What Do We Mean by ‘Ideas’ in a Text?

An idea is a proposition — a claim about the world, human experience, or meaning — that a text advances, explores or complicates. Ideas in mentor texts may be:

  • Explicit: directly stated (more common in argumentative and expository writing)
  • Implicit: embedded in imagery, structure, character or narrative (more common in literary writing)
  • Contradictory: the text may hold multiple competing ideas in tension without resolving them
  • Subversive: the text may challenge or undermine ideas the reader expects it to endorse

How Ideas Are Presented in Different Text Types

Text Type How Ideas Are Presented
Personal essay Through memory, reflection and digression; the idea often emerges rather than being stated upfront
Memoir Ideas are embodied in specific, sensory scenes; meaning accumulates through selection and juxtaposition
Opinion/argument piece Contention stated early; ideas supported through evidence, logic and rhetorical appeal
Literary short fiction Ideas expressed through character, setting, conflict and imagery; rarely stated explicitly
Feature article Ideas grounded in research, interview and case study; more explicit than literary forms
Lyric essay Ideas circulate and develop through fragmentation, association and imagery

Studying Ideas in Mentor Texts

When reading a mentor text for ideas, ask:
1. What is the central question or proposition? What is the text really about beneath its surface subject?
2. How does the idea develop? Does it begin one way and complicate, reverse or deepen?
3. What is the relationship between form and idea? Does the structural choice reinforce the intellectual content? (e.g. a fragmented essay exploring fragmented memory)
4. What is left unresolved? What does the text refuse to conclude, and why?
5. What assumptions does the idea rest on? Are they questioned within the text?

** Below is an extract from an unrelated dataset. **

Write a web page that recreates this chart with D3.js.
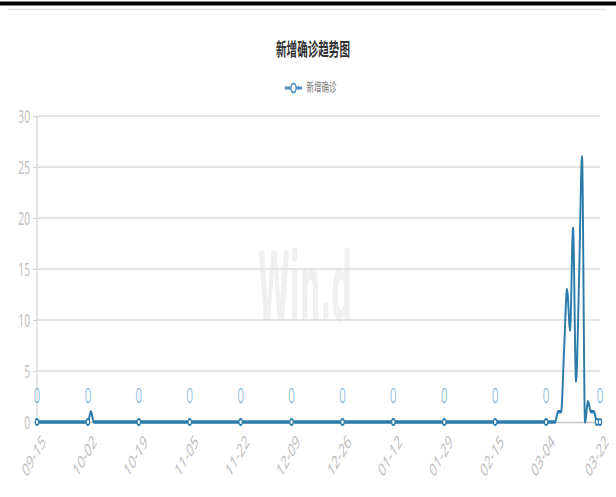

The Diversity of Ideas Across Mentor Texts

VCE mentor texts engage with a wide range of concerns. Across the texts you study you may encounter ideas about:

  • Identity: selfhood as fluid or fixed, cultural identity and belonging, the construction of the self through story
  • Place and belonging: the relationship between landscape and identity, exile and home, the politics of place
  • Memory: the reliability of memory, the ethics of memoir, what we choose to remember or forget
  • Justice and inequality: systemic oppression, personal complicity, the limits of individual action
  • Nature and environment: ecological anxiety, the relationship between human and non-human worlds
  • Language itself: the capacity and limits of language to capture experience

Generating Your Own Ideas

Studying mentor texts should fire your own thinking. After reading a mentor text:
- Write a short free-response: What does this text make me think? What does it make me want to say?
- Identify a claim the text makes that you want to engage with, extend or challenge
- Look for a personal experience or observation that could ground an abstract idea in concrete detail

KEY TAKEAWAY: Mentor texts show that strong writing is idea-driven. It is not enough to describe experience — you must think through experience toward insight. The best student writing in VCE is recognisable not just by its craft but by its intellectual ambition: it has something original to say.